──────── DATA SHOWN ────────
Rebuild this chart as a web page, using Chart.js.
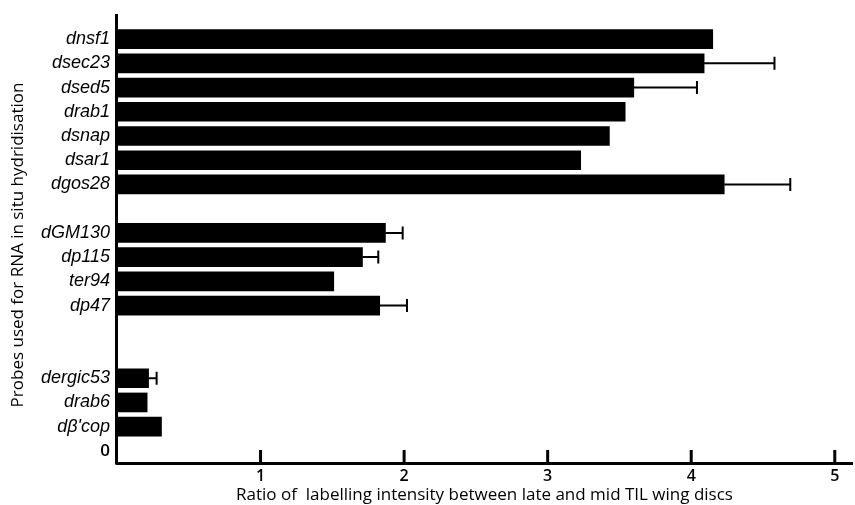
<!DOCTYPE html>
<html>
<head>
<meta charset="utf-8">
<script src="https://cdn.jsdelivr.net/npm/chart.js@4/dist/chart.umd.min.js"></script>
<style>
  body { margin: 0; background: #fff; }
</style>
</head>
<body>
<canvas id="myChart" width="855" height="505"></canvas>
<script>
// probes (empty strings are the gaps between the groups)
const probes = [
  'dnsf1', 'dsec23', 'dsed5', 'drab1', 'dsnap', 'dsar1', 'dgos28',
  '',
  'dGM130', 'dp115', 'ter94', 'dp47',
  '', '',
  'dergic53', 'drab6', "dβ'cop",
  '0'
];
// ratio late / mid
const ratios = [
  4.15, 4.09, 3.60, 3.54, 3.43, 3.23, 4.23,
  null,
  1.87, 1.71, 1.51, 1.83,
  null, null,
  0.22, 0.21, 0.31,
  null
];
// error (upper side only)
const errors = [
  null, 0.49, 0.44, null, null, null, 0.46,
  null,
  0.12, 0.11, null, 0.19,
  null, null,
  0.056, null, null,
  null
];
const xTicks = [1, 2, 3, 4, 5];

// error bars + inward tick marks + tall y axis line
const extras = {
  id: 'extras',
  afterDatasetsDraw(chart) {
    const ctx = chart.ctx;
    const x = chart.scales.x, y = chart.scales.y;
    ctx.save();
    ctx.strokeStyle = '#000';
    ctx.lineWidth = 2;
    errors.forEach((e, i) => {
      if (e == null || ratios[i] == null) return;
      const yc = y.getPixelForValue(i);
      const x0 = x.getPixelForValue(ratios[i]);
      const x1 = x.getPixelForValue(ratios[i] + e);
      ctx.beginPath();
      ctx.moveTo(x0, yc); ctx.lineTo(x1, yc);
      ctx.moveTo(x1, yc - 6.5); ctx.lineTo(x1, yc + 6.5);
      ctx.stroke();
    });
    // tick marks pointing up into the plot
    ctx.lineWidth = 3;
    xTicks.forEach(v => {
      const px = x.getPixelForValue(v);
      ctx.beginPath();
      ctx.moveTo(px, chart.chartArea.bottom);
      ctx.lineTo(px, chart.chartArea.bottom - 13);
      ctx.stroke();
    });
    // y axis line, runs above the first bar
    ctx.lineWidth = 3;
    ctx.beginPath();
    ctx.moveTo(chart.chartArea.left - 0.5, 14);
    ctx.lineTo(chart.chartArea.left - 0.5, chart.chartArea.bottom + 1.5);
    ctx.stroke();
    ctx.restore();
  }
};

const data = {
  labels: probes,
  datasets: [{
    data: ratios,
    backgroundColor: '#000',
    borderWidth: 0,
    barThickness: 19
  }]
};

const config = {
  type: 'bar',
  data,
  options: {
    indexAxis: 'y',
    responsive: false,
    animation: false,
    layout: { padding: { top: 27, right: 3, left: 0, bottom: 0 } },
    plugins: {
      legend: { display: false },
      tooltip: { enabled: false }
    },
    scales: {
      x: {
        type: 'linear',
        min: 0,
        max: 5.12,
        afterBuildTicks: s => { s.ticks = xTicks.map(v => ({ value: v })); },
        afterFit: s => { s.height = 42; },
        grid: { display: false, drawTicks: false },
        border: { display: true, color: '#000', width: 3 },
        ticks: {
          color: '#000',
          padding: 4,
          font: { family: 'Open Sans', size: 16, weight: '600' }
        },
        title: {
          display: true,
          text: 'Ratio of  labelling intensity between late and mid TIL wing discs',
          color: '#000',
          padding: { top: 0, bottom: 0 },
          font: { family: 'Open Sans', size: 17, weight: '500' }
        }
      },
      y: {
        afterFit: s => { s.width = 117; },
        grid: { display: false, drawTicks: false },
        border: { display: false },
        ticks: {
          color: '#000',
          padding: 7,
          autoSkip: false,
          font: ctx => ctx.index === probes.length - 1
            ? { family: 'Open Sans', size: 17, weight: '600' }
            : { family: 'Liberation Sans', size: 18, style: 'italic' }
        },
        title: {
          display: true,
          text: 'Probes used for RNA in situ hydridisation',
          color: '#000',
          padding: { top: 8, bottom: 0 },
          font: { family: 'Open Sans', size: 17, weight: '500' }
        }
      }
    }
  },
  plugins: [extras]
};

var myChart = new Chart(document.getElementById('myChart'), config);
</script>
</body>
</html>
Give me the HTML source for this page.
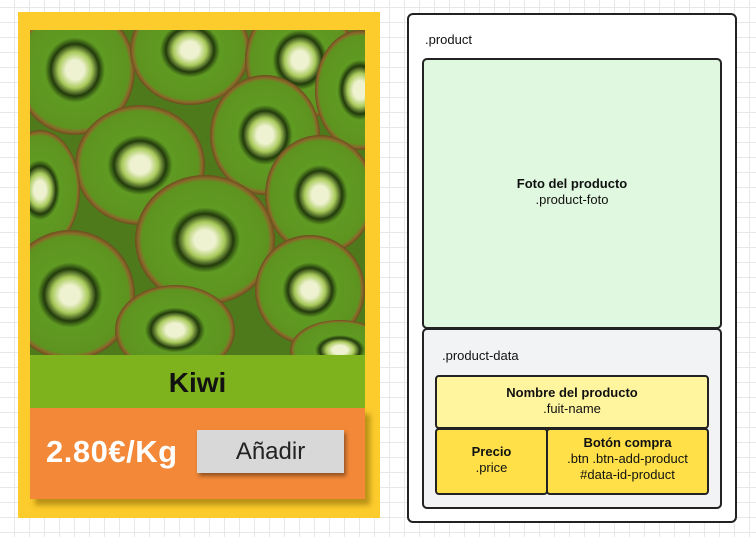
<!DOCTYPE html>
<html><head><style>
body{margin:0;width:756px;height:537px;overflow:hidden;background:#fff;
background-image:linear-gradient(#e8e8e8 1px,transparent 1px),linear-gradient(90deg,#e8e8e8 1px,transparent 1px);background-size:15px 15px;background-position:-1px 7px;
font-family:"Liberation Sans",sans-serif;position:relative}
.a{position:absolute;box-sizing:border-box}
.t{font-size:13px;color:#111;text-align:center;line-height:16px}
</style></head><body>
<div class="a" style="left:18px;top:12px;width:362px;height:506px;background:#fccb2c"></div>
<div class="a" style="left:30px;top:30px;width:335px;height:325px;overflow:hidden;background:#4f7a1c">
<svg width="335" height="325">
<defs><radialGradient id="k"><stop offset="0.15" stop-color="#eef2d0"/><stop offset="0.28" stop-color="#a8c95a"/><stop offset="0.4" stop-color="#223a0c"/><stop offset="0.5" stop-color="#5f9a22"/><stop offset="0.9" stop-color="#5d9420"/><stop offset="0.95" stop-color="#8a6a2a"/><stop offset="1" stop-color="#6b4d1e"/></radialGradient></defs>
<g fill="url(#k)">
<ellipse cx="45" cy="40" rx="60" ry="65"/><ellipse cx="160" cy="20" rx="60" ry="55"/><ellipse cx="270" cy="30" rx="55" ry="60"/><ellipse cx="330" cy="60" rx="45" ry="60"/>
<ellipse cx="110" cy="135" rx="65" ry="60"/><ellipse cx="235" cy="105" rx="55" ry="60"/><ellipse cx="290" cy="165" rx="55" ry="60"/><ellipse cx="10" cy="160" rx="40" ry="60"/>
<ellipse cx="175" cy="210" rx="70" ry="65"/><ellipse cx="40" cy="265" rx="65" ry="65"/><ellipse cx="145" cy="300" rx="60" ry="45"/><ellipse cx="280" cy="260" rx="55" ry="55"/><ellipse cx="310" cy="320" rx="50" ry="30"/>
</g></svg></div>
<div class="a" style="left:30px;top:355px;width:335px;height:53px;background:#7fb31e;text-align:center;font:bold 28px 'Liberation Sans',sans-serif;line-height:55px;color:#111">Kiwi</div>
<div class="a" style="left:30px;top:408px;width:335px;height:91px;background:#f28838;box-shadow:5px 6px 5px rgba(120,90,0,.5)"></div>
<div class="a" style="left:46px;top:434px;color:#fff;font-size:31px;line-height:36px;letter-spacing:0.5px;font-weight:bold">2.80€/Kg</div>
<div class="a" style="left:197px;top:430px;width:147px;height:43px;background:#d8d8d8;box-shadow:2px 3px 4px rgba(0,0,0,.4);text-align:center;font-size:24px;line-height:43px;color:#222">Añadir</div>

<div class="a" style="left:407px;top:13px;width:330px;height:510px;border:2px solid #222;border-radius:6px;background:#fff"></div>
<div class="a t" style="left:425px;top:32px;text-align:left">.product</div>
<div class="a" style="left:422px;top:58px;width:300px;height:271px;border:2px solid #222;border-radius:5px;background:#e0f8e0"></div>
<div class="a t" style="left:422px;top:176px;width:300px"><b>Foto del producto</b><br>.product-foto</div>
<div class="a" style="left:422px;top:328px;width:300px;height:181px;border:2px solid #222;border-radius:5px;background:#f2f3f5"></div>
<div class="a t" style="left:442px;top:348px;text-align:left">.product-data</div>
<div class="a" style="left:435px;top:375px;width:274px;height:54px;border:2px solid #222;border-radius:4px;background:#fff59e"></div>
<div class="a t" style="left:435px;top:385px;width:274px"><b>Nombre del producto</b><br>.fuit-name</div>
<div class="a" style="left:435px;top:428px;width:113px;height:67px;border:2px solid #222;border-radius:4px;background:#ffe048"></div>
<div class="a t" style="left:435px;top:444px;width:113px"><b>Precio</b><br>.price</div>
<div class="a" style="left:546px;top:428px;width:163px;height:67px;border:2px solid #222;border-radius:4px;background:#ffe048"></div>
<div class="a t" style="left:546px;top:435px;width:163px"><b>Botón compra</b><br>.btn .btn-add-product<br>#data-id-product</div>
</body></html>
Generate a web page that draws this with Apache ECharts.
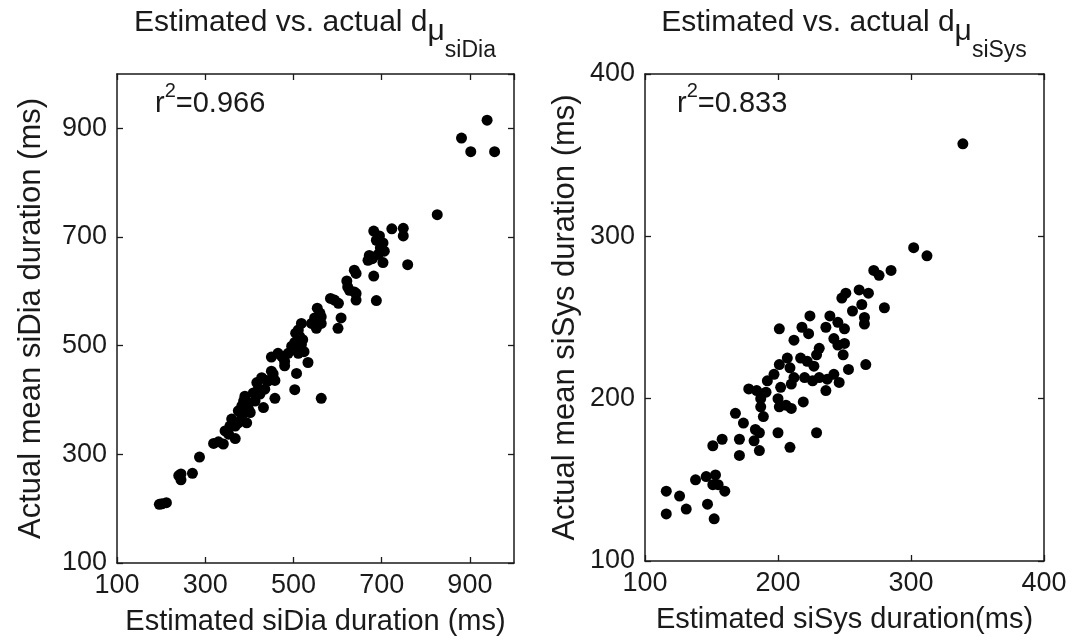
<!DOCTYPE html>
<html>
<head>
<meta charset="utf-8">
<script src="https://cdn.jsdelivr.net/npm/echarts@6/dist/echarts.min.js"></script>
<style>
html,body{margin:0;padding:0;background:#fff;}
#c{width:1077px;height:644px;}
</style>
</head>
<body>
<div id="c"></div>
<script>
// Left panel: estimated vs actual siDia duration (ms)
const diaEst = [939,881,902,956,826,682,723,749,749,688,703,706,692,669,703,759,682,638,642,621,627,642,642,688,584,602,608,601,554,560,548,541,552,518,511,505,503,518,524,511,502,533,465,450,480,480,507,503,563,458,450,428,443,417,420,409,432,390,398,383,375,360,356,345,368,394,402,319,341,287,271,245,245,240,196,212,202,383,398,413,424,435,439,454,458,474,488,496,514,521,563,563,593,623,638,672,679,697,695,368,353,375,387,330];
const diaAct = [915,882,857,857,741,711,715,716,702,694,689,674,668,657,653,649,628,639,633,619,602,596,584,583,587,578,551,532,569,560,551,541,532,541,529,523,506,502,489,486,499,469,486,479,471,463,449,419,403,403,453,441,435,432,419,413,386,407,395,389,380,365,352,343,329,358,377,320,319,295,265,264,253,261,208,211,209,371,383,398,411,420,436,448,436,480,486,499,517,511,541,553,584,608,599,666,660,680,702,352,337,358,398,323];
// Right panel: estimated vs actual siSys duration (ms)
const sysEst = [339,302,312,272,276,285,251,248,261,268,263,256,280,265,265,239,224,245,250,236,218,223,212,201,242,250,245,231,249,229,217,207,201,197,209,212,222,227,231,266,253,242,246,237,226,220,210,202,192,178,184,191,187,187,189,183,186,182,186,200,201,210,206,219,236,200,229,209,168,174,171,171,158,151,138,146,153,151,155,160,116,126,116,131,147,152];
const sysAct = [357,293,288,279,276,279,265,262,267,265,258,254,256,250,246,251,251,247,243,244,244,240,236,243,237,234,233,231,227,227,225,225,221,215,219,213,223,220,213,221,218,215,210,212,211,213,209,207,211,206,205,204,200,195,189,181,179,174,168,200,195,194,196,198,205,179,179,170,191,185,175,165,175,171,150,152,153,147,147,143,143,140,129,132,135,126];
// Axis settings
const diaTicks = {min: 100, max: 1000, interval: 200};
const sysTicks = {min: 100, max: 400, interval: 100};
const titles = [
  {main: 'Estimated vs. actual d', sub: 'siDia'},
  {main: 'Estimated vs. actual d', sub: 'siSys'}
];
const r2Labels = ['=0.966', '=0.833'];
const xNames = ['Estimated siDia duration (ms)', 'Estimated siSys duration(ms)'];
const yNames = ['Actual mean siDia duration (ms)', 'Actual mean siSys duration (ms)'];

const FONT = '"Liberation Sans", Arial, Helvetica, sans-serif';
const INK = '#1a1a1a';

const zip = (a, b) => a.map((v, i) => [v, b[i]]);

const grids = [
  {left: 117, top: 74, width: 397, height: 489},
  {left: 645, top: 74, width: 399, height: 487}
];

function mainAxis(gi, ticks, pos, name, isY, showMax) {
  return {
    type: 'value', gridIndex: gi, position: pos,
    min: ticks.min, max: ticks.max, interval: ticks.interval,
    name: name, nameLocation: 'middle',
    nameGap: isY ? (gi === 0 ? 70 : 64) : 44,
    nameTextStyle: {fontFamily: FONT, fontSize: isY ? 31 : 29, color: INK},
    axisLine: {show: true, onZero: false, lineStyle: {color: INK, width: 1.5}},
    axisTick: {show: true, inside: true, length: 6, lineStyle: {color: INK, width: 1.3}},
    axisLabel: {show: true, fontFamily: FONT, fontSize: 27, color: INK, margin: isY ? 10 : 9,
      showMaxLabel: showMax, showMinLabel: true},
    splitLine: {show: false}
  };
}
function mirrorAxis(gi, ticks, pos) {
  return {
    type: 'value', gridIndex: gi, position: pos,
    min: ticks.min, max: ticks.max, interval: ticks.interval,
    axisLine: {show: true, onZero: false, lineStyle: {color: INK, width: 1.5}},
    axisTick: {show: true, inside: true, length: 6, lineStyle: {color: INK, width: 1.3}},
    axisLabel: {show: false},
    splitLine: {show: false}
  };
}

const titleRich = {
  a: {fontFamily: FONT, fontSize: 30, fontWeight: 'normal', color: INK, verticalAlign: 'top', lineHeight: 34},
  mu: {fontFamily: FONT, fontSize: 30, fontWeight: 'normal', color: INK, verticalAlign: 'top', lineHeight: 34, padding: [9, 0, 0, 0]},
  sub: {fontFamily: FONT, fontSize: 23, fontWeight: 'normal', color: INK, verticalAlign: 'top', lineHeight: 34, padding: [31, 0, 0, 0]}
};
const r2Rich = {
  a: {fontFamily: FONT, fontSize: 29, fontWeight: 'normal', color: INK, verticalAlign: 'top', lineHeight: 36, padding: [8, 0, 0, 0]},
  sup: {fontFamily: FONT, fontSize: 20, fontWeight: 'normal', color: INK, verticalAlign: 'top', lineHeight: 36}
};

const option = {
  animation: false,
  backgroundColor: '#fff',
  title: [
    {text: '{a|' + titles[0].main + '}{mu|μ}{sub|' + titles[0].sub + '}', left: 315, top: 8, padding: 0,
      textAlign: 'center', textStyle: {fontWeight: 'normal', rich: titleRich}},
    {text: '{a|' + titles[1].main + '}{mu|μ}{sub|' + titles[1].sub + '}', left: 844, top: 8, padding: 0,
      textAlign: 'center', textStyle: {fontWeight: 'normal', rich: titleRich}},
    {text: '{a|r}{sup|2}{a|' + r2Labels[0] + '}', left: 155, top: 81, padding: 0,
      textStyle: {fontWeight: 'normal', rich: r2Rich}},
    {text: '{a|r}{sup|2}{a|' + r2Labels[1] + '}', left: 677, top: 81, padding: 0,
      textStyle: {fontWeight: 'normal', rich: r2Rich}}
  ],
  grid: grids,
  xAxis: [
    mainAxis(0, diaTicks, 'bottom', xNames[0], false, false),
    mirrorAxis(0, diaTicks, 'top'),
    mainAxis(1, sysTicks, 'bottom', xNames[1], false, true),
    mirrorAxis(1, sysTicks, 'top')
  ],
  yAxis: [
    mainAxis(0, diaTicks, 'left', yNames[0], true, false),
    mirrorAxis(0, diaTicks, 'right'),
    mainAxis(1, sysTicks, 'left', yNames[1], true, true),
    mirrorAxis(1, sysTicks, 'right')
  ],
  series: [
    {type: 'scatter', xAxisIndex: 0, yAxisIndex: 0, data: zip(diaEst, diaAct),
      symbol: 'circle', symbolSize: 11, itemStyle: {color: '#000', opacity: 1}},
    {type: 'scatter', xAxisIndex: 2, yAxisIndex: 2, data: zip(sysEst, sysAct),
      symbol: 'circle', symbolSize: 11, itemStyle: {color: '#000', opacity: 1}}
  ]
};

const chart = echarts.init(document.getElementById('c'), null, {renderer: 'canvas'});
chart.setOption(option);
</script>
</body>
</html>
────────
WRITTEN EXERCISE
Exactly restate the lines from the beginning of the data through the line with "const xTicks = [1, 2, 3, 4, 5];", and no others, keeping pictures out.

OUTPUT FOR THIS EXERCISE
Rebuild this chart as a web page, using Chart.js.
<!DOCTYPE html>
<html>
<head>
<meta charset="utf-8">
<script src="https://cdn.jsdelivr.net/npm/chart.js@4/dist/chart.umd.min.js"></script>
<style>
  body { margin: 0; background: #fff; }
</style>
</head>
<body>
<canvas id="myChart" width="855" height="505"></canvas>
<script>
// probes (empty strings are the gaps between the groups)
const probes = [
  'dnsf1', 'dsec23', 'dsed5', 'drab1', 'dsnap', 'dsar1', 'dgos28',
  '',
  'dGM130', 'dp115', 'ter94', 'dp47',
  '', '',
  'dergic53', 'drab6', "dβ'cop",
  '0'
];
// ratio late / mid
const ratios = [
  4.15, 4.09, 3.60, 3.54, 3.43, 3.23, 4.23,
  null,
  1.87, 1.71, 1.51, 1.83,
  null, null,
  0.22, 0.21, 0.31,
  null
];
// error (upper side only)
const errors = [
  null, 0.49, 0.44, null, null, null, 0.46,
  null,
  0.12, 0.11, null, 0.19,
  null, null,
  0.056, null, null,
  null
];
const xTicks = [1, 2, 3, 4, 5];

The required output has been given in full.